**WRITTEN TASK:**
Locate each line of the material that contains "this", then return it.

===== MATERIALS PROVIDED

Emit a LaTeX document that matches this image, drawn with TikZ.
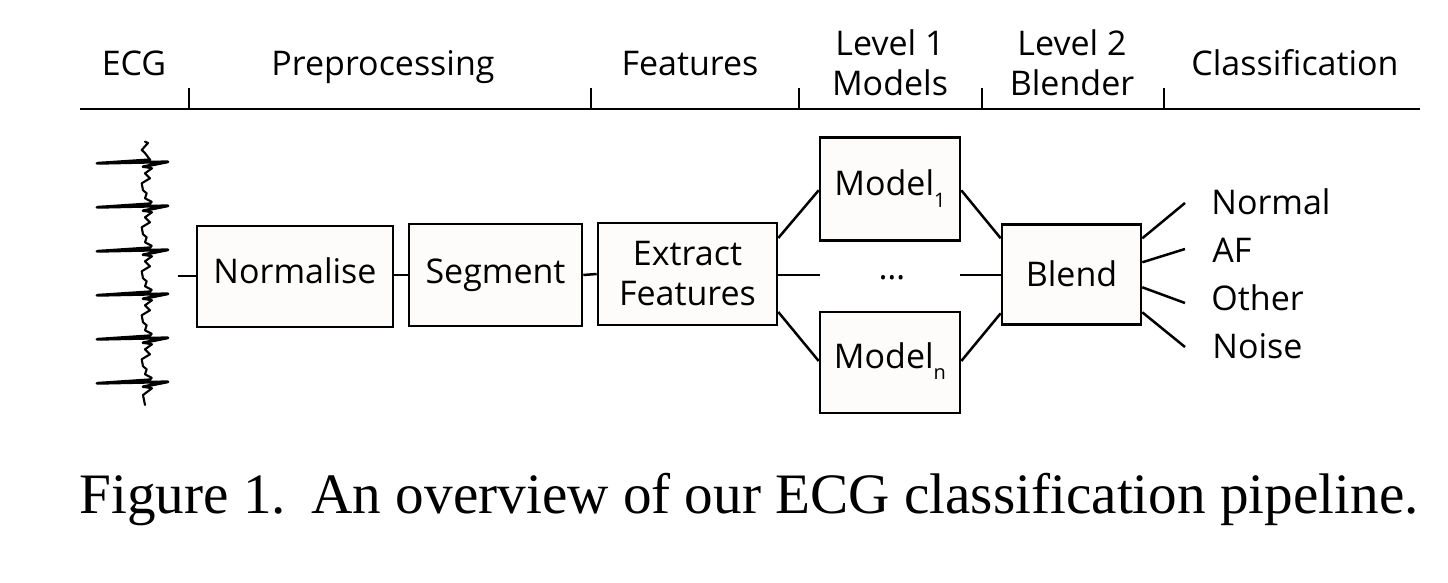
\documentclass[tikz,border=0pt]{standalone}
\usepackage{fontspec}
\setmainfont{Open Sans}
\newfontfamily\capfont{Liberation Serif}
\usetikzlibrary{calc}
\definecolor{boxfill}{RGB}{253,252,251}
\newcommand{\subtxt}[1]{\raisebox{-5.8pt}{\fontsize{10}{10}\selectfont #1}}
\begin{document}
\begin{tikzpicture}[x=0.5pt,y=-0.5pt,
  every node/.style={font=\fontsize{17}{20}\selectfont},
  box/.style 2 args={draw, line width=1.3pt, fill=boxfill, inner sep=0pt, align=center,
    minimum width=#1, minimum height=#2},
  bl/.style={text height=#1, text depth=0pt},
  conn/.style={line width=1.25pt},
  hdr/.style={anchor=base, inner sep=0pt},
  hdrtwo/.style={anchor=center, inner sep=0pt, align=center},
  cls/.style={anchor=base west, inner sep=0pt},
  ecg/.style={line width=1.05pt, line join=round, line cap=round},
  spike/.style={line width=1.45pt, line join=round, line cap=round}]
\useasboundingbox (0,0) rectangle (1448,583);

% header
\node[hdr] (hECG) at (134,76) {ECG};
\node[hdr] (hPre) at (383,76) {Preprocessing};
\node[hdr] (hFeat) at (690,76) {Features};
\node[hdrtwo] (hL1) at (890,62.5) {Level 1\\Models};
\node[hdrtwo] (hL2) at (1072,62.5) {Level 2\\Blender};
\node[hdr] (hCls) at (1295,76) {Classification};
\draw[line width=1.35pt] (80,109) -- (1420,109);
\foreach \t in {189,591,799,982,1164}
  \draw[line width=1.35pt] (\t,88) -- (\t,109);

% ECG trace
\draw[ecg] (145,141.7) -- (148,143) -- (141.7,150) -- (145,153) -- (150,159.8);
\foreach \s in {163.3,207.3,251.3,295.3,339.3}{
  \draw[spike] (150,\s-3.5) -- (97,\s) -- (168,\s-1.5) -- (143,\s+3.5);
  \draw[ecg] (143,\s+3.5) -- (152,\s+5) -- (145,\s+10) -- (150,\s+15) -- (141.7,\s+20)
    -- (143,\s+27) -- (146.7,\s+30) -- (145,\s+35) -- (151.7,\s+38.5) -- (150,\s+40.5);
}
\draw[spike] (150,379.8) -- (97,383.3) -- (168,381.8) -- (143,386.8);
\draw[ecg] (143,386.8) -- (152,388.3) -- (143,395) -- (145,405);
\coordinate (ecgout) at (178,276);

% boxes
\node[box={98pt}{50.5pt}, bl=7.5pt] (norm) at (295,276.5) {Normalise};
\node[box={86.5pt}{51pt}, bl=8.3pt] (seg) at (495.5,275) {Segment};
\node[box={89.5pt}{51pt}] (ext) at (687.5,274) {Extract\\Features};
\node[box={70pt}{51.5pt}, bl=6.9pt] (m1) at (890,188.8) {Model\subtxt{1}};
\node[box={70pt}{50.5pt}, bl=5.8pt] (mn) at (890,362.5) {Model\subtxt{n}};
\node[box={69.5pt}{50pt}, bl=11.7pt] (blend) at (1071.5,274.3) {Blend};
\node[anchor=base, inner sep=0pt] (dots) at (892,279) {…};
\coordinate (dl) at (820,275);
\coordinate (dr) at (960,275);

% connectors
\draw[conn] (ecgout) -- (ecgout -| norm.west);
\draw[conn] (norm.east |- seg.west) -- (seg.west);
\draw[conn] (seg.east) -- (ext.west);
\draw[conn] ($(ext.east)+(0,-36)$) -- ($(m1.west)+(0,1.5)$);
\draw[conn] ($(ext.east)+(0,38)$) -- ($(mn.west)+(0,-1.5)$);
\draw[conn] (ext.east |- dl) -- (dl);
\draw[conn] (dr) -- (blend.west |- dr);
\draw[conn] ($(m1.east)+(0,1.5)$) -- ($(blend.west)+(0,-36)$);
\draw[conn] ($(mn.east)+(0,-1.5)$) -- ($(blend.west)+(0,39)$);

% classes
\node[cls] (cN) at (1211,214) {Normal};
\node[cls] (cAF) at (1212,263) {AF};
\node[cls] (cO) at (1211,310) {Other};
\node[cls] (cNo) at (1212,358) {Noise};
\coordinate (eN) at (1185,203);
\coordinate (eAF) at (1185,249);
\coordinate (eO) at (1185,303);
\coordinate (eNo) at (1185,347);
\draw[conn] ($(blend.east)+(0,-36)$) -- (eN);
\draw[conn] ($(blend.east)+(0,-12)$) -- (eAF);
\draw[conn] ($(blend.east)+(0,13)$) -- (eO);
\draw[conn] ($(blend.east)+(0,38)$) -- (eNo);

% caption
\node[anchor=base west, inner sep=0pt, font=\capfont\fontsize{28.6}{34}\selectfont] (cap) at (79,513)
  {Figure 1.\hspace{0.45em}An overview of our ECG classification pipeline.};
\end{tikzpicture}
\end{document}
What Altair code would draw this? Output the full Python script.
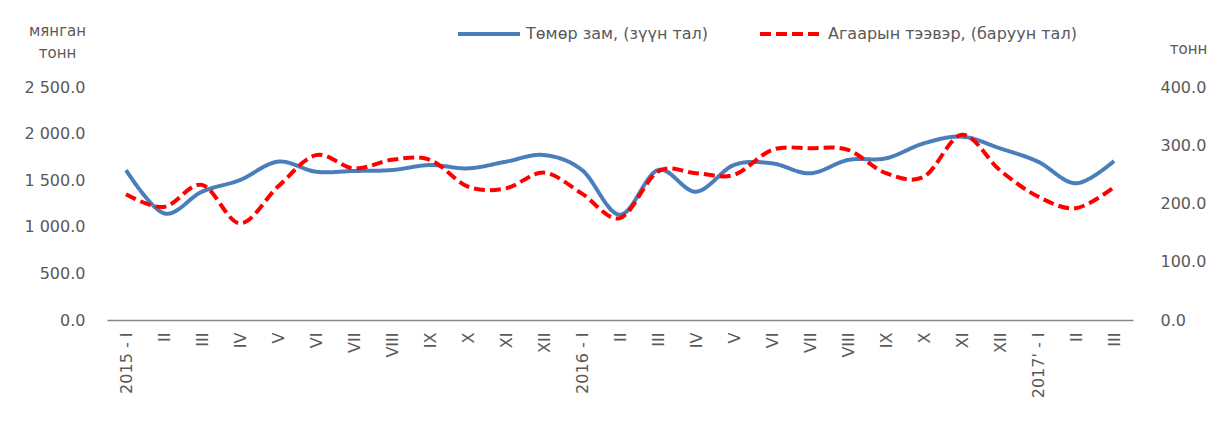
import json
import altair as alt
import pandas as pd

periods = ["2015 - I", "II", "III", "IV", "V", "VI", "VII", "VIII", "IX", "X", "XI", "XII",
           "2016 - I", "II", "III", "IV", "V", "VI", "VII", "VIII", "IX", "X", "XI", "XII",
           "2017' - I", "II", "III"]
rail = [1609, 1145, 1377, 1502, 1699, 1591, 1599, 1609, 1663, 1627, 1699, 1770, 1609,
        1130, 1609, 1377, 1663, 1681, 1574, 1717, 1735, 1896, 1967, 1842, 1699, 1467, 1706]
air = [216, 194, 232, 166, 229, 283, 260, 275, 275, 229, 226, 253, 217,
       175, 255, 252, 249, 292, 295, 292, 252, 246, 318, 257, 212, 192, 228]

rail_name = "Төмөр зам, (зүүн тал)"
air_name = "Агаарын тээвэр, (баруун тал)"
series_names = [rail_name, air_name]
series_colors = ["#4A7EBB", "#FF0000"]
left_ticks = [0, 500, 1000, 1500, 2000, 2500]
right_ticks = [0, 100, 200, 300, 400]

n = len(periods)
df_rail = pd.DataFrame({"idx": list(range(n)), "value": rail, "series": rail_name})
df_air = pd.DataFrame({"idx": list(range(n)), "value": air, "series": air_name})

FONT = "DejaVu Sans"
GREY = "#595959"

x_enc = alt.X(
    "idx:O",
    scale=alt.Scale(type="point", padding=0.5),
    axis=alt.Axis(
        labelExpr=json.dumps(periods) + "[datum.value]",
        labelAngle=-90, title=None, ticks=False, grid=False,
        domainColor="#868686", domainWidth=1.5, labelPadding=12,
        labelFontSize=16, labelFont=FONT, labelColor=GREY,
    ),
)

legend_def = alt.Legend(
    orient="none", legendX=349, legendY=-86, direction="horizontal",
    title=None, symbolType="stroke", symbolSize=3844, symbolStrokeWidth=4,
    labelFontSize=16, labelFont=FONT, labelColor=GREY, columnPadding=43,
    labelOffset=4, padding=0, labelLimit=500,
)

color_enc = alt.Color(
    "series:N",
    scale=alt.Scale(domain=series_names, range=series_colors),
    legend=legend_def,
)
dash_enc = alt.StrokeDash(
    "series:N",
    scale=alt.Scale(domain=series_names, range=[[1, 0], [11, 5]]),
    legend=legend_def,
)

left = alt.Chart(df_rail).mark_line(
    interpolate="cardinal", tension=0, strokeWidth=4
).encode(
    x=x_enc,
    y=alt.Y(
        "value:Q",
        scale=alt.Scale(domain=[0, 2500], nice=False, zero=True),
        axis=alt.Axis(
            values=left_ticks,
            labelExpr="replace(format(datum.value, ',.1f'), ',', ' ')",
            domain=False, ticks=False, grid=False, labelPadding=22,
            labelFontSize=16, labelFont=FONT, labelColor=GREY,
            title=["мянган", "тонн"], titleAngle=0, titleX=-50, titleY=-64,
            titleAlign="center", titleBaseline="top", titleLineHeight=22,
            titleFontSize=15, titleFont=FONT, titleFontWeight="normal", titleColor=GREY,
        ),
    ),
    color=color_enc,
    strokeDash=dash_enc,
)

right = alt.Chart(df_air).mark_line(
    interpolate="cardinal", tension=0, strokeWidth=4
).encode(
    x=x_enc,
    y=alt.Y(
        "value:Q",
        scale=alt.Scale(domain=[0, 400], nice=False, zero=True),
        axis=alt.Axis(
            orient="right", values=right_ticks, format=".1f",
            domain=False, ticks=False, grid=False, labelPadding=27,
            labelFontSize=16, labelFont=FONT, labelColor=GREY,
            title="тонн", titleAngle=0, titleX=55, titleY=-46,
            titleAlign="center", titleBaseline="top",
            titleFontSize=15, titleFont=FONT, titleFontWeight="normal", titleColor=GREY,
        ),
    ),
    color=color_enc,
    strokeDash=dash_enc,
)

chart = alt.layer(left, right).resolve_scale(y="independent").properties(
    width=1026, height=233,
    autosize=alt.AutoSizeParams(type="none"),
    padding={"left": 99, "top": 79, "right": 75, "bottom": 90},
).configure_view(stroke=None)

chart.save("out.html", embed_options={"renderer": "svg", "actions": False})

==========

**ANSWER TO THE TASK:**
Emit a LaTeX document that matches this image, drawn with TikZ.
What Altair code would draw this? Output the full Python script.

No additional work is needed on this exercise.